What was the Hollywood callback like?
I was competing against three other professionals who are my heroes and friends, and we each auditioned separately. The first 20 minutes was improv with Jason Segal who co-wrote the movie and stars as Walter’s brother Gary. Jason is an improv master, and it was a great warm up and helped me relax and have fun. 
 
How did you come up with Walter’s voice?
After the first audition, I was told that if a human actor was cast as Walter, it would be Michael Cera. So I watched and listed to everything I could by Michael—practically becoming Michael Cera for the callback. Ironically, once I was cast, Bill Barretta, the “puppet captain,” suggested using my own voice, so Walter wouldn’t sound so young. James Bobin, the director, agreed it was better.
 
What was it like when Disney called to offer you the role? 

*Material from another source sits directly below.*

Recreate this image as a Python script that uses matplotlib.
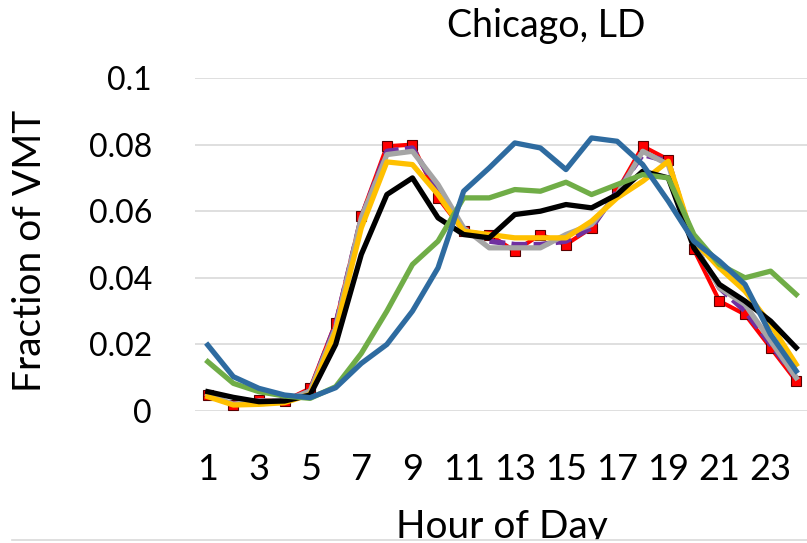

It was a dream come true and a lifesaver. As I told James Bobin, in some ways I am Walter. I am a huge Muppets fan, and growing up, I was a bit naive and never quite fit in. James said, “Brilliant, I love casting close to the bone.”
 
How was it a lifesaver?
Well, most of my principal character puppeteering roles are on public television, which was hit hard by the recent economic changes. So, I was thrilled and relieved. 
 
What can you tell us about the movie?
Well, it’s a love letter to the Muppets, in the mold of the original Muppet movies that were written for everybody—not just for children. Walter is a catalyst for telling the story. Initially, he just wants to meet the Muppets and travels to L.A. with his brother, Gary, and Gary’s girlfriend, Mary. But, then he overhears an evil plot and decides he has to save the Muppets. There is a lot of great singing and dancing. It’s very funny and clever, and I don’t want to spoil it for you. You’ll just have to go see it.